Соответствующие обращения к законодателю содержатся не только в постановлениях Конституционного Суда, но и в так называемых «определениях с позитивным содержанием». Фактически они мало чем отличаются от постановлений, если не считать процедуру их принятия.
С 2000 по 2009 годы Конституционным Судом было принято свыше 420 определений «с позитивным содержанием», разрешающих по существу вопросы, поставленные в обращениях.

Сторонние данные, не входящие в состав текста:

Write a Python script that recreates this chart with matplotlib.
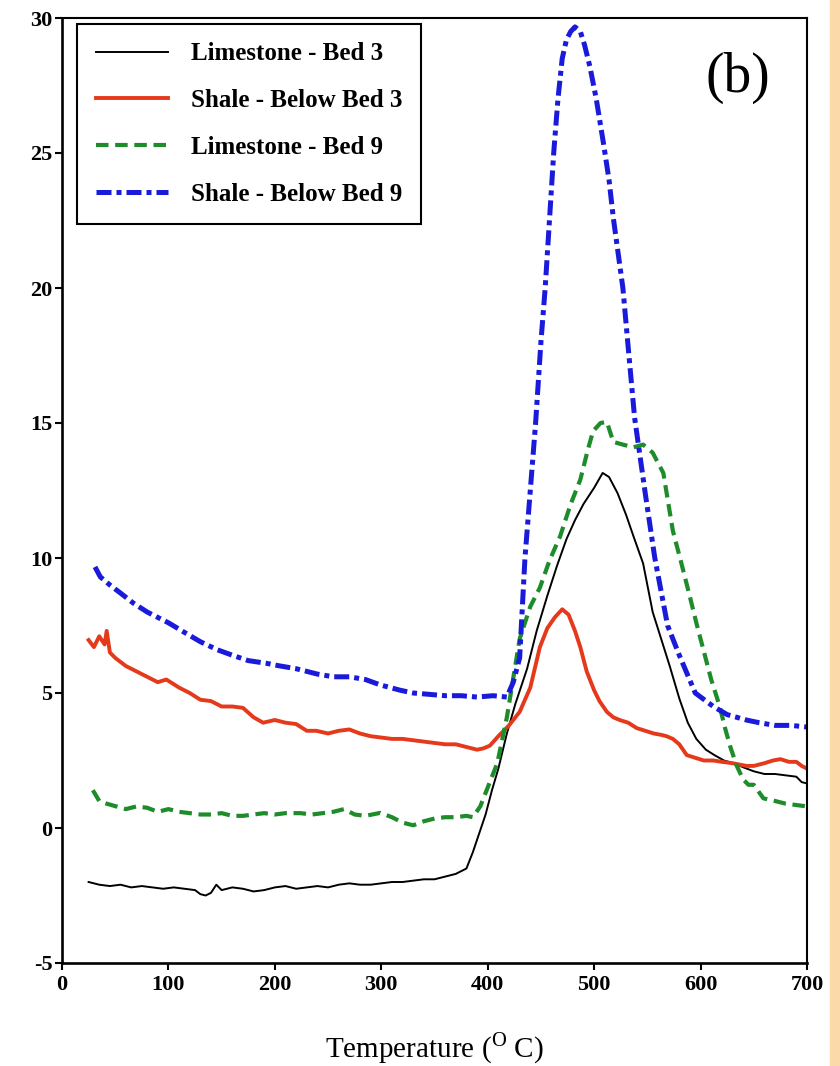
import matplotlib.pyplot as plt
from matplotlib.patches import Rectangle

# temperature (deg C) and signal for each sample
lime3_t = [25, 35, 45, 55, 65, 75, 85, 95, 105, 115, 125, 130, 135, 140, 145, 150,
           160, 170, 180, 190, 200, 210, 220, 230, 240, 250, 260, 270, 280, 290, 300,
           310, 320, 330, 340, 350, 360, 370, 380, 386, 392, 398, 404, 410, 418, 426,
           437, 446, 456, 465, 474, 482, 490, 500, 508, 514, 522, 530, 537, 546, 555,
           563, 571, 580, 588, 596, 605, 613, 622, 631, 640, 650, 660, 670, 680, 690,
           695, 700]
lime3_v = [-2.0, -2.1, -2.15, -2.1, -2.2, -2.15, -2.2, -2.25, -2.2, -2.25, -2.3, -2.45,
           -2.5, -2.4, -2.1, -2.3, -2.2, -2.25, -2.35, -2.3, -2.2, -2.15, -2.25, -2.2,
           -2.15, -2.2, -2.1, -2.05, -2.1, -2.1, -2.05, -2.0, -2.0, -1.95, -1.9, -1.9,
           -1.8, -1.7, -1.5, -0.9, -0.2, 0.5, 1.4, 2.2, 3.5, 4.6, 5.9, 7.3, 8.6, 9.7,
           10.7, 11.4, 12.0, 12.6, 13.15, 13.0, 12.4, 11.6, 10.8, 9.8, 8.0, 7.0, 6.0,
           4.8, 3.9, 3.3, 2.9, 2.7, 2.5, 2.4, 2.25, 2.1, 2.0, 2.0, 1.95, 1.9, 1.7, 1.65]

shale3_t = [25, 30, 35, 40, 42, 45, 50, 60, 70, 80, 90, 98, 110, 120, 130, 140, 150,
            160, 170, 180, 189, 200, 210, 220, 230, 239, 250, 260, 270, 280, 290, 300,
            310, 320, 330, 340, 350, 360, 370, 380, 390, 396, 402, 410, 420, 430, 440,
            449, 456, 463, 470, 476, 482, 487, 493, 500, 505, 512, 518, 524, 532, 540,
            548, 556, 563, 568, 574, 580, 587, 595, 603, 612, 620, 630, 643, 650, 660,
            668, 675, 683, 690, 695, 700]
shale3_v = [6.96, 6.7, 7.1, 6.8, 7.3, 6.5, 6.3, 6.0, 5.8, 5.6, 5.4, 5.5, 5.2, 5.0, 4.75,
            4.7, 4.5, 4.5, 4.45, 4.1, 3.9, 4.0, 3.9, 3.85, 3.6, 3.6, 3.5, 3.6, 3.65, 3.5,
            3.4, 3.35, 3.3, 3.3, 3.25, 3.2, 3.15, 3.1, 3.1, 3.0, 2.9, 2.95, 3.05, 3.4,
            3.8, 4.3, 5.2, 6.7, 7.4, 7.8, 8.1, 7.9, 7.3, 6.7, 5.8, 5.1, 4.7, 4.3, 4.1,
            4.0, 3.9, 3.7, 3.6, 3.5, 3.45, 3.4, 3.3, 3.1, 2.7, 2.6, 2.5, 2.5, 2.45, 2.4,
            2.3, 2.3, 2.4, 2.5, 2.55, 2.45, 2.45, 2.3, 2.2]

lime9_t = [29, 35, 42, 51, 60, 70, 80, 90, 100, 110, 120, 130, 140, 150, 160, 170, 180,
           190, 200, 210, 224, 235, 245, 255, 265, 275, 285, 299, 310, 320, 330, 340,
           350, 360, 370, 380, 386, 393, 400, 409, 418, 430, 440, 449, 458, 468, 478,
           487, 494, 499, 506, 512, 518, 527, 537, 546, 555, 565, 574, 582, 590, 596,
           602, 610, 618, 623, 628, 634, 640, 645, 650, 659, 670, 680, 690, 700]
lime9_v = [1.4, 1.0, 0.9, 0.8, 0.7, 0.8, 0.75, 0.6, 0.7, 0.6, 0.55, 0.5, 0.5, 0.55, 0.45,
           0.45, 0.5, 0.55, 0.5, 0.55, 0.55, 0.5, 0.55, 0.6, 0.7, 0.5, 0.45, 0.56, 0.4,
           0.2, 0.1, 0.25, 0.35, 0.4, 0.4, 0.45, 0.4, 0.8, 1.5, 2.4, 4.1, 7.0, 8.2, 8.9,
           9.9, 10.8, 12.0, 12.9, 14.0, 14.7, 15.0, 15.04, 14.3, 14.2, 14.1, 14.2, 13.9,
           13.15, 11.0, 9.8, 8.56, 7.6, 6.7, 5.5, 4.5, 3.7, 3.0, 2.3, 1.8, 1.6, 1.6, 1.1,
           1.0, 0.9, 0.85, 0.8]

shale9_t = [31, 36, 45, 55, 67, 80, 90, 100, 117, 130, 146, 160, 175, 192, 205, 220,
            240, 255, 270, 285, 299, 318, 330, 345, 360, 375, 390, 405, 418, 424, 430,
            435, 440, 445, 450, 454, 458, 462, 466, 470, 474, 478, 482, 487, 491, 496,
            502, 509, 514, 518, 527, 532, 538, 548, 557, 569, 580, 595, 612, 625, 643,
            655, 670, 685, 700]
shale9_v = [9.67, 9.3, 9.0, 8.7, 8.33, 8.0, 7.8, 7.6, 7.2, 6.9, 6.6, 6.4, 6.2, 6.1, 6.0,
            5.9, 5.7, 5.6, 5.6, 5.5, 5.3, 5.1, 5.0, 4.95, 4.9, 4.9, 4.85, 4.9, 4.85, 5.4,
            6.3, 10.0, 12.5, 15.0, 18.0, 20.0, 22.5, 25.0, 27.0, 28.5, 29.2, 29.5, 29.67,
            29.5, 29.0, 28.2, 27.0, 25.3, 24.0, 22.6, 20.0, 17.8, 15.2, 12.4, 10.0, 7.5,
            6.4, 5.0, 4.5, 4.2, 4.0, 3.9, 3.8, 3.8, 3.74]

labels = ['Limestone - Bed 3', 'Shale - Below Bed 3', 'Limestone - Bed 9', 'Shale - Below Bed 9']
xticks = [0, 100, 200, 300, 400, 500, 600, 700]
yticks = [-5, 0, 5, 10, 15, 20, 25, 30]

plt.rcParams['font.family'] = ['Liberation Serif', 'DejaVu Serif']
plt.rcParams['mathtext.fontset'] = 'custom'
plt.rcParams['mathtext.rm'] = 'Liberation Serif'
plt.rcParams['axes.unicode_minus'] = False

fig = plt.figure(figsize=(8.4, 10.66), dpi=100)
fig.patches.append(Rectangle((830 / 840, 0), 10 / 840, 1, transform=fig.transFigure,
                             color='#FCD9A8', zorder=0))
ax = fig.add_axes([62 / 840, 103 / 1066, 745 / 840, 945 / 1066])

ax.plot(lime3_t, lime3_v, color='black', lw=1.4, label=labels[0])
ax.plot(shale3_t, shale3_v, color='#E5391C', lw=2.8, label=labels[1])
ax.plot(lime9_t, lime9_v, color='#1E8C2A', lw=3.0, linestyle=(0, (3, 1.6)), label=labels[2])
ax.plot(shale9_t, shale9_v, color='#1A1ADB', lw=3.6, linestyle=(0, (3, 1, 1, 1)), label=labels[3])

ax.set_xlim(0, 700)
ax.set_ylim(-5, 30)
ax.set_xticks(xticks)
ax.set_yticks(yticks)
ax.tick_params(direction='out', length=5, width=1.5, labelsize=16, top=False, right=False)
ax.tick_params(axis='y', pad=2)
for lab in ax.get_xticklabels() + ax.get_yticklabels():
    lab.set_fontweight('bold')
for side in ['left', 'bottom']:
    ax.spines[side].set_linewidth(1.9)
for side in ['top', 'right']:
    ax.spines[side].set_linewidth(1.5)

ax.set_xlabel(r'Temperature ($^{\mathrm{O}}$ C)', fontsize=21, labelpad=26)
ax.text(0.907, 0.937, '(b)', transform=ax.transAxes, fontsize=40,
        ha='center', va='center')

leg = ax.legend(loc='upper left', bbox_to_anchor=(0.02, 0.994), borderaxespad=0,
                prop={'weight': 'bold', 'size': 18}, handlelength=2.9,
                handletextpad=0.9, labelspacing=0.95, borderpad=0.75,
                fancybox=False, framealpha=1, edgecolor='black')
leg.get_frame().set_linewidth(1.5)

fig.savefig('out.png', dpi=100)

Из них 331 (78 %) определение было опубликовано[31].
Среди неопубликованных определений выделяются:
определения, в которых выявляется конституционно-правовой смысл нормы[32];
определения, в которых констатируется несоответствие Конституции Российской Федерации проверяемых положений аналогичных тем, которые ранее были признаны неконституционными[33];
определения, в которых содержится обращение к органам законодательной или исполнительной власти Российской Федерации или органам государственной власти субъектов Российской Федерации[34];
определения, в которых предусматривается возможность пересмотра дел заявителей[35].

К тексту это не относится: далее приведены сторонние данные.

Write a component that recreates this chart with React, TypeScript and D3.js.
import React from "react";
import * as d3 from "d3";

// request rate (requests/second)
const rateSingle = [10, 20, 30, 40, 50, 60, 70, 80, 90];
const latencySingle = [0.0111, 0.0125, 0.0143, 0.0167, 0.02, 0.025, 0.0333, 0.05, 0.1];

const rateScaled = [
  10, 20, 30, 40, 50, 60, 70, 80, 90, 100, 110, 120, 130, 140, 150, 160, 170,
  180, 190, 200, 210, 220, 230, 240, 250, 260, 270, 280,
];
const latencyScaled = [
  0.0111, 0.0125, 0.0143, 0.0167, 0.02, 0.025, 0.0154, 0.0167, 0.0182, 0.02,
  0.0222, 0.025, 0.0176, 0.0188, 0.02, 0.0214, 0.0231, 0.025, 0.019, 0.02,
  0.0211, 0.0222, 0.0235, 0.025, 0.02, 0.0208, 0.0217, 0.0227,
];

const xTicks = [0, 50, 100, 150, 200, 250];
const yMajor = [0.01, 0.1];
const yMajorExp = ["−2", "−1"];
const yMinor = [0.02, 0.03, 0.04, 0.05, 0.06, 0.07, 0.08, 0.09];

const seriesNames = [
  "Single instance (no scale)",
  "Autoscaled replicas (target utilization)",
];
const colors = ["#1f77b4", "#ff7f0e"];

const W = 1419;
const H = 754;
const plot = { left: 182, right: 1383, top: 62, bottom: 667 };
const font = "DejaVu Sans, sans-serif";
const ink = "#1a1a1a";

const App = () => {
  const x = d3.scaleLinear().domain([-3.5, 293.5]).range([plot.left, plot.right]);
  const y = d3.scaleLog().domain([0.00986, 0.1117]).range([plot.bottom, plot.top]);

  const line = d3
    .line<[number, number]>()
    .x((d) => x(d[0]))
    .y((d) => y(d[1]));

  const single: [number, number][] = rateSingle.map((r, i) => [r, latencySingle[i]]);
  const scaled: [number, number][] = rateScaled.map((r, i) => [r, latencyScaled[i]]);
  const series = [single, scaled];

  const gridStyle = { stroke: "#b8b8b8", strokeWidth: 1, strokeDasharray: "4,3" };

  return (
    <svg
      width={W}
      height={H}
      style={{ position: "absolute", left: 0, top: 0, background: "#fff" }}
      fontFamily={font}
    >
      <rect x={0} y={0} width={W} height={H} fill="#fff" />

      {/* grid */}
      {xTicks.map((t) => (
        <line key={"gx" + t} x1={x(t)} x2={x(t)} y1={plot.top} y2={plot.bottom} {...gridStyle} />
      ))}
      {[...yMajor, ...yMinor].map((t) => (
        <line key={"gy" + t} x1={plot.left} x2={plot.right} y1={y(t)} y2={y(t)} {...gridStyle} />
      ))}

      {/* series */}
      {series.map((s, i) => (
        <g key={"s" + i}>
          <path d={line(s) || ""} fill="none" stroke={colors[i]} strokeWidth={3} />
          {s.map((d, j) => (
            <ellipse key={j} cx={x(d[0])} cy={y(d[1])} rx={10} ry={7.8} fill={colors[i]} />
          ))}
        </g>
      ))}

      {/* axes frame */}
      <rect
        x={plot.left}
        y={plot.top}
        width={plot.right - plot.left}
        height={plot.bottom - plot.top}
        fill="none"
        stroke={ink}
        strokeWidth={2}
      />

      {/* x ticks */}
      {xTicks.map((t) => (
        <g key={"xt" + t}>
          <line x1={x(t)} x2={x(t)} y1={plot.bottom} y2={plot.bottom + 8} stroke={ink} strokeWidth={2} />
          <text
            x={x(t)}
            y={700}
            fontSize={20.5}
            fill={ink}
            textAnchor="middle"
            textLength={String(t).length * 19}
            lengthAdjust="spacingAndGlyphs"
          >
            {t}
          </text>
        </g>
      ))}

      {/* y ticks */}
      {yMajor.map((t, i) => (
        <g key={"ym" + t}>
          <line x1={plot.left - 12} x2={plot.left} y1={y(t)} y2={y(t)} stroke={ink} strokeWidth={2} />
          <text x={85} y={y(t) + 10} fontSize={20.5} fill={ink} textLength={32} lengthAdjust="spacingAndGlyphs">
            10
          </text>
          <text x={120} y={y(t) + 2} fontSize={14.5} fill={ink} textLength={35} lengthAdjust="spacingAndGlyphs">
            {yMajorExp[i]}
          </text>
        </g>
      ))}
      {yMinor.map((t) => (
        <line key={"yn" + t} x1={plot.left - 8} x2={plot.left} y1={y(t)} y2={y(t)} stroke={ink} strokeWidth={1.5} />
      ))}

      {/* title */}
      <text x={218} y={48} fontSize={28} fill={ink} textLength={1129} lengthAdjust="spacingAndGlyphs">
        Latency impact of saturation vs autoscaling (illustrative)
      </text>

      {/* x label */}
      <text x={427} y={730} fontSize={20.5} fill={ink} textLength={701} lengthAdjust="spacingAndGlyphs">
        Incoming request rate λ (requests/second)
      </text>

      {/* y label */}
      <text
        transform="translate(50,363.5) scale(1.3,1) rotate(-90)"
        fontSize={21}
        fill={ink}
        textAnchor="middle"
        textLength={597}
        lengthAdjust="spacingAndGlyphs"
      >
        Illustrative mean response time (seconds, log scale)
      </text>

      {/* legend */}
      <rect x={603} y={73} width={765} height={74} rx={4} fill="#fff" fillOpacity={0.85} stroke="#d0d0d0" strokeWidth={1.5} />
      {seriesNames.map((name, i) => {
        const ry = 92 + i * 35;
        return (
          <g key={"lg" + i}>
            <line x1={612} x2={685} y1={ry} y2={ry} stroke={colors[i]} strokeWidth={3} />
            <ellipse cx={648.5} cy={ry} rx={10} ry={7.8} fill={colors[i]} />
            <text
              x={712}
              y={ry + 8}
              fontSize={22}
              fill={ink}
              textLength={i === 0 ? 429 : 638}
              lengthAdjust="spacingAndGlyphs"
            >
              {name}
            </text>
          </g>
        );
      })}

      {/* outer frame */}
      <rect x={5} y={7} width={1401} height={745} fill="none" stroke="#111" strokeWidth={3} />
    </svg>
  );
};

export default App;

Анализ определений «с позитивным содержанием» показывает, что часто в них, подобно постановлениям Конституционного Суда, содержатся указания или рекомендации законодателю (федеральному или субъекта РФ), а иногда и органам исполнительной власти (Правительству РФ или органу исполнительной власти субъекта РФ) и органам местного самоуправления на необходимость внесения изменений в оспариваемый нормативный акт или на обязанность осуществить надлежащее правовое регулирование, а в некоторых случаях устанавливается срок для внесения изменений[36].